Instructions to follow
Print all of the lines exactly. Any picture among them stays out.

Data extract
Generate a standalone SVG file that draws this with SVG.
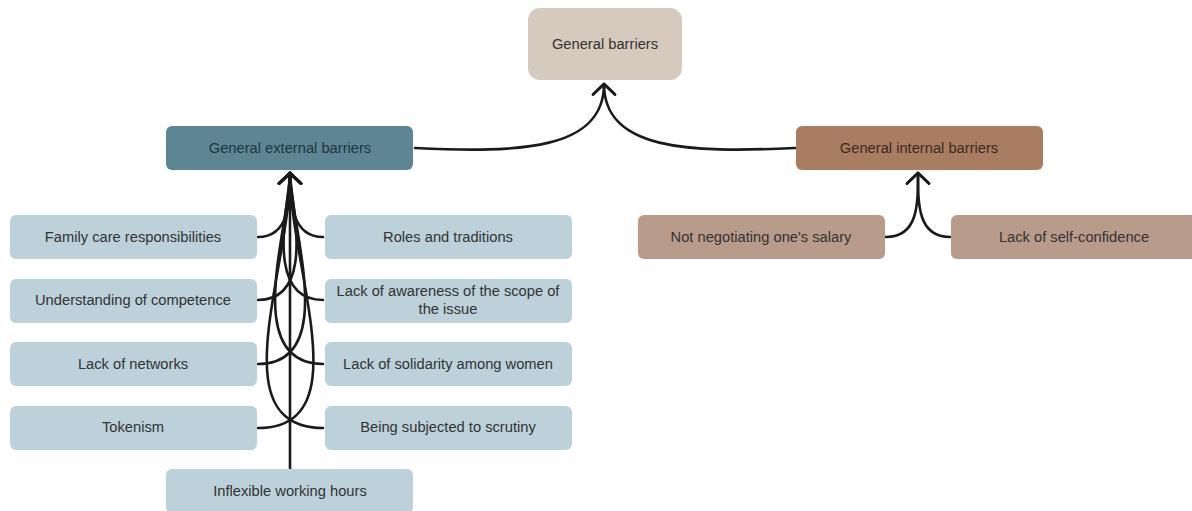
<svg xmlns="http://www.w3.org/2000/svg" width="1192" height="511" viewBox="0 0 1192 511">
  <style>
    text { font-family: "Liberation Sans", Arial, sans-serif; font-size: 14.7px; text-anchor: middle; dominant-baseline: central; fill: #333333; }
    .root rect { fill: #d6cabe; }
    .ext rect { fill: #5e8594; }
    .ext text { fill: #1f3540; }
    .int rect { fill: #a97d62; }
    .int text { fill: #3a2a22; }
    .leaf-ext rect { fill: #bcd1d9; }
    .leaf-int rect { fill: #b99b8b; }
    .edge { fill: none; stroke: #1a1a1a; stroke-width: 2.6; stroke-linecap: round; }
  </style>
  <defs>
    <marker id="chevron" markerUnits="userSpaceOnUse" viewBox="-14 -14 16 28" refX="0" refY="0" markerWidth="16" markerHeight="28" orient="auto" overflow="visible">
      <path d="M-10.5,-11 L0,0 L-10.5,11" fill="none" stroke="#1a1a1a" stroke-width="2.6" stroke-linecap="round" stroke-linejoin="round"/>
    </marker>
  </defs>

  <rect width="1192" height="511" fill="#ffffff"/>

  <!-- connectors -->
  <g id="connectors">
    <!-- main branches into the root -->
    <path class="edge" d="M415,148 C520,153 604,150 604,84" marker-end="url(#chevron)"/>
    <path class="edge" d="M795,148 C688,153 604,150 604,84" marker-end="url(#chevron)"/>
    <!-- external barriers, left column -->
    <path class="edge" d="M258,237 C290,237 290,200 290,173" marker-end="url(#chevron)"/>
    <path class="edge" d="M258,300 C318,300 290,200 290,173" marker-end="url(#chevron)"/>
    <path class="edge" d="M258,364 C340,364 290,225 290,173" marker-end="url(#chevron)"/>
    <path class="edge" d="M258,428 C360,428 290,270 290,173" marker-end="url(#chevron)"/>
    <!-- external barriers, right column -->
    <path class="edge" d="M323,237 C291,237 290,200 290,173" marker-end="url(#chevron)"/>
    <path class="edge" d="M323,300 C262,300 290,200 290,173" marker-end="url(#chevron)"/>
    <path class="edge" d="M323,364 C240,364 290,225 290,173" marker-end="url(#chevron)"/>
    <path class="edge" d="M323,428 C220,428 290,270 290,173" marker-end="url(#chevron)"/>
    <!-- external barriers, bottom -->
    <path class="edge" d="M290,468 L290,173" marker-end="url(#chevron)"/>
    <!-- internal barriers -->
    <path class="edge" d="M886,237 C918,237 918,205 918,173" marker-end="url(#chevron)"/>
    <path class="edge" d="M950,237 C918,237 918,205 918,173" marker-end="url(#chevron)"/>
  </g>

  <!-- root -->
  <g id="general-barriers" class="root">
    <rect x="528" y="8" width="154" height="72" rx="12"/>
    <text x="605" y="44">General barriers</text>
  </g>

  <!-- main categories -->
  <g id="general-external-barriers" class="ext">
    <rect x="166" y="126" width="247" height="44" rx="6"/>
    <text x="290" y="148">General external barriers</text>
  </g>
  <g id="general-internal-barriers" class="int">
    <rect x="796" y="126" width="247" height="44" rx="6"/>
    <text x="919" y="148">General internal barriers</text>
  </g>

  <!-- external barriers: left column -->
  <g id="family-care" class="leaf-ext">
    <rect x="10" y="215" width="247" height="44" rx="6"/>
    <text x="133" y="237">Family care responsibilities</text>
  </g>
  <g id="understanding-competence" class="leaf-ext">
    <rect x="10" y="279" width="247" height="44" rx="6"/>
    <text x="133" y="300">Understanding of competence</text>
  </g>
  <g id="lack-networks" class="leaf-ext">
    <rect x="10" y="342" width="247" height="44" rx="6"/>
    <text x="133" y="364">Lack of networks</text>
  </g>
  <g id="tokenism" class="leaf-ext">
    <rect x="10" y="406" width="247" height="44" rx="6"/>
    <text x="133" y="427">Tokenism</text>
  </g>

  <!-- external barriers: right column -->
  <g id="roles-traditions" class="leaf-ext">
    <rect x="325" y="215" width="247" height="44" rx="6"/>
    <text x="448" y="237">Roles and traditions</text>
  </g>
  <g id="lack-awareness" class="leaf-ext">
    <rect x="325" y="279" width="247" height="44" rx="6"/>
    <text x="448" y="291">Lack of awareness of the scope of</text>
    <text x="448" y="309">the issue</text>
  </g>
  <g id="lack-solidarity" class="leaf-ext">
    <rect x="325" y="342" width="247" height="44" rx="6"/>
    <text x="448" y="364">Lack of solidarity among women</text>
  </g>
  <g id="scrutiny" class="leaf-ext">
    <rect x="325" y="406" width="247" height="44" rx="6"/>
    <text x="448" y="427">Being subjected to scrutiny</text>
  </g>

  <!-- external barriers: bottom -->
  <g id="inflexible-hours" class="leaf-ext">
    <rect x="166" y="469" width="247" height="44" rx="6"/>
    <text x="290" y="491">Inflexible working hours</text>
  </g>

  <!-- internal barriers -->
  <g id="salary-negotiation" class="leaf-int">
    <rect x="638" y="215" width="247" height="44" rx="6"/>
    <text x="761" y="237">Not negotiating one's salary</text>
  </g>
  <g id="self-confidence" class="leaf-int">
    <rect x="951" y="215" width="247" height="44" rx="6"/>
    <text x="1074" y="237">Lack of self-confidence</text>
  </g>
</svg>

Right answer
Generate a standalone SVG file that draws this with SVG.
<svg xmlns="http://www.w3.org/2000/svg" width="1192" height="511" viewBox="0 0 1192 511">
  <style>
    text { font-family: "Liberation Sans", Arial, sans-serif; font-size: 14.7px; text-anchor: middle; dominant-baseline: central; fill: #333333; }
    .root rect { fill: #d6cabe; }
    .ext rect { fill: #5e8594; }
    .ext text { fill: #1f3540; }
    .int rect { fill: #a97d62; }
    .int text { fill: #3a2a22; }
    .leaf-ext rect { fill: #bcd1d9; }
    .leaf-int rect { fill: #b99b8b; }
    .edge { fill: none; stroke: #1a1a1a; stroke-width: 2.6; stroke-linecap: round; }
  </style>
  <defs>
    <marker id="chevron" markerUnits="userSpaceOnUse" viewBox="-14 -14 16 28" refX="0" refY="0" markerWidth="16" markerHeight="28" orient="auto" overflow="visible">
      <path d="M-10.5,-11 L0,0 L-10.5,11" fill="none" stroke="#1a1a1a" stroke-width="2.6" stroke-linecap="round" stroke-linejoin="round"/>
    </marker>
  </defs>

  <rect width="1192" height="511" fill="#ffffff"/>

  <!-- connectors -->
  <g id="connectors">
    <!-- main branches into the root -->
    <path class="edge" d="M415,148 C520,153 604,150 604,84" marker-end="url(#chevron)"/>
    <path class="edge" d="M795,148 C688,153 604,150 604,84" marker-end="url(#chevron)"/>
    <!-- external barriers, left column -->
    <path class="edge" d="M258,237 C290,237 290,200 290,173" marker-end="url(#chevron)"/>
    <path class="edge" d="M258,300 C318,300 290,200 290,173" marker-end="url(#chevron)"/>
    <path class="edge" d="M258,364 C340,364 290,225 290,173" marker-end="url(#chevron)"/>
    <path class="edge" d="M258,428 C360,428 290,270 290,173" marker-end="url(#chevron)"/>
    <!-- external barriers, right column -->
    <path class="edge" d="M323,237 C291,237 290,200 290,173" marker-end="url(#chevron)"/>
    <path class="edge" d="M323,300 C262,300 290,200 290,173" marker-end="url(#chevron)"/>
    <path class="edge" d="M323,364 C240,364 290,225 290,173" marker-end="url(#chevron)"/>
    <path class="edge" d="M323,428 C220,428 290,270 290,173" marker-end="url(#chevron)"/>
    <!-- external barriers, bottom -->
    <path class="edge" d="M290,468 L290,173" marker-end="url(#chevron)"/>
    <!-- internal barriers -->
    <path class="edge" d="M886,237 C918,237 918,205 918,173" marker-end="url(#chevron)"/>
    <path class="edge" d="M950,237 C918,237 918,205 918,173" marker-end="url(#chevron)"/>
  </g>

  <!-- root -->
  <g id="general-barriers" class="root">
    <rect x="528" y="8" width="154" height="72" rx="12"/>
    <text x="605" y="44">General barriers</text>
  </g>

  <!-- main categories -->
  <g id="general-external-barriers" class="ext">
    <rect x="166" y="126" width="247" height="44" rx="6"/>
    <text x="290" y="148">General external barriers</text>
  </g>
  <g id="general-internal-barriers" class="int">
    <rect x="796" y="126" width="247" height="44" rx="6"/>
    <text x="919" y="148">General internal barriers</text>
  </g>

  <!-- external barriers: left column -->
  <g id="family-care" class="leaf-ext">
    <rect x="10" y="215" width="247" height="44" rx="6"/>
    <text x="133" y="237">Family care responsibilities</text>
  </g>
  <g id="understanding-competence" class="leaf-ext">
    <rect x="10" y="279" width="247" height="44" rx="6"/>
    <text x="133" y="300">Understanding of competence</text>
  </g>
  <g id="lack-networks" class="leaf-ext">
    <rect x="10" y="342" width="247" height="44" rx="6"/>
    <text x="133" y="364">Lack of networks</text>
  </g>
  <g id="tokenism" class="leaf-ext">
    <rect x="10" y="406" width="247" height="44" rx="6"/>
    <text x="133" y="427">Tokenism</text>
  </g>

  <!-- external barriers: right column -->
  <g id="roles-traditions" class="leaf-ext">
    <rect x="325" y="215" width="247" height="44" rx="6"/>
    <text x="448" y="237">Roles and traditions</text>
  </g>
  <g id="lack-awareness" class="leaf-ext">
    <rect x="325" y="279" width="247" height="44" rx="6"/>
    <text x="448" y="291">Lack of awareness of the scope of</text>
    <text x="448" y="309">the issue</text>
  </g>
  <g id="lack-solidarity" class="leaf-ext">
    <rect x="325" y="342" width="247" height="44" rx="6"/>
    <text x="448" y="364">Lack of solidarity among women</text>
  </g>
  <g id="scrutiny" class="leaf-ext">
    <rect x="325" y="406" width="247" height="44" rx="6"/>
    <text x="448" y="427">Being subjected to scrutiny</text>
  </g>

  <!-- external barriers: bottom -->
  <g id="inflexible-hours" class="leaf-ext">
    <rect x="166" y="469" width="247" height="44" rx="6"/>
    <text x="290" y="491">Inflexible working hours</text>
  </g>

  <!-- internal barriers -->
  <g id="salary-negotiation" class="leaf-int">
    <rect x="638" y="215" width="247" height="44" rx="6"/>
    <text x="761" y="237">Not negotiating one's salary</text>
  </g>
  <g id="self-confidence" class="leaf-int">
    <rect x="951" y="215" width="247" height="44" rx="6"/>
    <text x="1074" y="237">Lack of self-confidence</text>
  </g>
</svg>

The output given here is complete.